Dealing with DUI

DUI School

A majority of roadside accidents and deaths involve alcohol related incidents. It's a very serious matter when a driver becomes impaired because of alcohol and gets behind the wheel of a car. That's why many states require that a person convicted of a DUI attend a certified DUI school before they can get their license back.

Essentially these alcohol related accidents are on some level preventable. If you don't drink and drive you are much less likely to get into an accident. Quite often the influence of an intensive DUI course is enough to get some one back on track. That last thing you want is to face a judge with multiple DUI arrests.

Varies from state to state
Every state has variations on the particulars of DUI school but there are some common denominators. Typically DUI school is meant for first time offenders. As part of pleading guilty, you will be required to attend and complete a DUI school and present your completion certification back to the court before you get your license back.

Most states require that you attend an in-person DUI course. Often this means anywhere from 8 hours to 12 weeks of three hour classes. The course work is going to involve intensive driving and alcohol abuse course work.

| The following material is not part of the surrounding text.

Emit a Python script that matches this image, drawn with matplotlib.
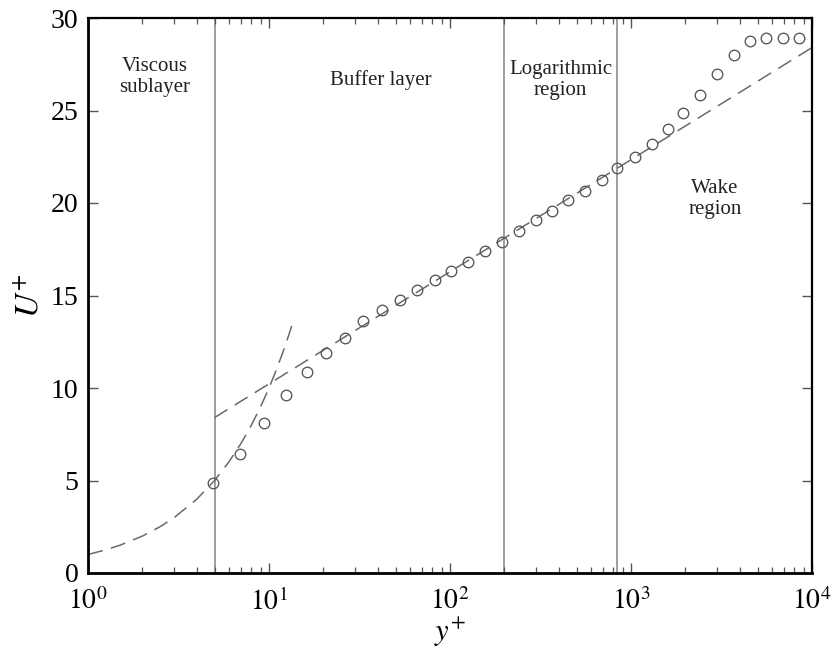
import matplotlib
matplotlib.use("Agg")
import matplotlib.pyplot as plt
from matplotlib.ticker import LogLocator, NullFormatter, FixedLocator

plt.rcParams['font.family'] = ['Liberation Serif', 'DejaVu Serif']
plt.rcParams['mathtext.fontset'] = 'stix'

# measured data (y+, U+)
y_plus = [4.92, 6.92, 9.38, 12.4, 16.2, 20.6, 26.2, 33.2, 42, 53, 66, 82.6, 101, 125,
          156, 193, 240, 297, 365, 451, 557, 689, 841, 1052, 1300, 1608, 1945, 2407,
          2973, 3705, 4540, 5570, 6890, 8480]
u_plus = [4.88, 6.43, 8.12, 9.6, 10.88, 11.89, 12.7, 13.62, 14.2, 14.76, 15.3, 15.84,
          16.34, 16.83, 17.4, 17.9, 18.49, 19.08, 19.58, 20.15, 20.66, 21.24, 21.87,
          22.47, 23.19, 24.0, 24.85, 25.84, 26.95, 28.0, 28.77, 28.94, 28.94, 28.9]

# viscous sublayer law U+ = y+
visc_y = [1.0, 1.25, 1.5, 2.0, 2.5, 3.0, 4.0, 5.0, 6.0, 7.0, 8.0, 9.0, 10.0, 11.0, 12.0, 13.0, 13.6]
visc_u = [1.0, 1.25, 1.5, 2.0, 2.5, 3.0, 4.0, 5.0, 6.0, 7.0, 8.0, 9.0, 10.0, 11.0, 12.0, 13.0, 13.6]

# log law line endpoints
log_y = [5.0, 10000.0]
log_u = [8.4, 28.4]

# region boundaries
bounds = [5, 200, 840]

labels = ["Viscous\nsublayer", "Buffer layer", "Logarithmic\nregion", "Wake\nregion"]
label_x = [2.34, 41.6, 409, 2911]
label_y = [26.8, 26.65, 26.65, 20.2]

fig = plt.figure(figsize=(8.35, 6.52), dpi=100)
ax = fig.add_axes([88/835, 79/652, (812-88)/835, (573-18)/652])

for b in bounds:
    ax.axvline(b, color='#8c8c8c', lw=1.2, zorder=1)

ax.plot(visc_y, visc_u, color='#6a6a6a', lw=1.1, dashes=(10, 5.5), zorder=2)
ax.plot(log_y, log_u, color='#6a6a6a', lw=1.1, dashes=(10, 5.5), zorder=2)
ax.plot(y_plus, u_plus, linestyle='none', marker='o', markersize=7.6,
        markerfacecolor='none', markeredgecolor='#555555', markeredgewidth=0.95, zorder=3)

for t, x, y in zip(labels, label_x, label_y):
    ax.text(x, y, t, ha='center', va='center', fontsize=15, color='#222222',
            linespacing=1.15)

ax.set_xscale('log')
ax.set_xlim(1, 1e4)
ax.set_ylim(0, 30)
ax.set_yticks([0, 5, 10, 15, 20, 25, 30])
ax.xaxis.set_major_locator(FixedLocator([1, 10, 100, 1000, 10000]))
ax.set_xticklabels([r'$10^{0}$', r'$10^{1}$', r'$10^{2}$', r'$10^{3}$', r'$10^{4}$'])
ax.xaxis.set_minor_locator(LogLocator(base=10, subs=range(2, 10), numticks=20))
ax.xaxis.set_minor_formatter(NullFormatter())

ax.tick_params(axis='both', which='major', direction='in', length=7, width=1.0,
               color='#555555', labelsize=20, top=True, right=True, pad=7)
ax.tick_params(axis='both', which='minor', direction='in', length=4, width=0.9,
               color='#555555', top=True, right=True)
ax.tick_params(axis='x', which='major', pad=11)

for s in ax.spines.values():
    s.set_linewidth(1.6)
    s.set_color('black')
ax.spines['left'].set_linewidth(2.0)
ax.spines['bottom'].set_linewidth(2.0)

ax.set_xlabel(r'$y^{+}$', fontsize=22, labelpad=0)
ax.set_ylabel(r'$U^{+}$', fontsize=24, labelpad=4)

fig.savefig('out.png', dpi=100, facecolor='white')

The first thing you'll need to do is complete an evaluation test which will take about 30 minutes. This is to assess your level of alcohol abuse. You might have just been out one night having fun and had a few too many and were pulled over. Alcoholism might not be an issue for you but as the court sees it being arrested and convicted of a DUI means you need to be made aware of the ramifications of your actions and that's what the course work is all about.

A lot of people who are faced with DUI school want to take the "path of least resistance." There are some states, like Nevada, which allow you to take your DUI school courses online. Whereas this might be a convenient alternative to weekly structure classes, you may not be achieving the full benefit of one-on-one counseling and group work. Other states require attending the classroom for your DUI school.

Privately operated
Each DUI school is privately run. In other words, these aren't DMV operations but they need to be certified by the DMV in order for it to count. As part of the course work you will be studying the affects of alcohol on your ability to drive and whether or not this could be a potential area of concern in your life. There may be counseling available to supplement your DUI school work.

As a first time offender you'll be sharing your class with other first time offenders. This means you certainly have the opportunity to find some common ground without the shame or embarrassment. DUI school is more geared towards attendance and understanding of the material presented as opposed to homework, book reports or class presentations. Because of that, you're required to have a perfect attendance record or else you might have to start over from scratch.

As the saying goes, "if you do the crime, you have to do the time." As long as no one was seriously injured as a result of your DUI, you should embrace the DUI school experience as a chance for a clean slate and fresh start.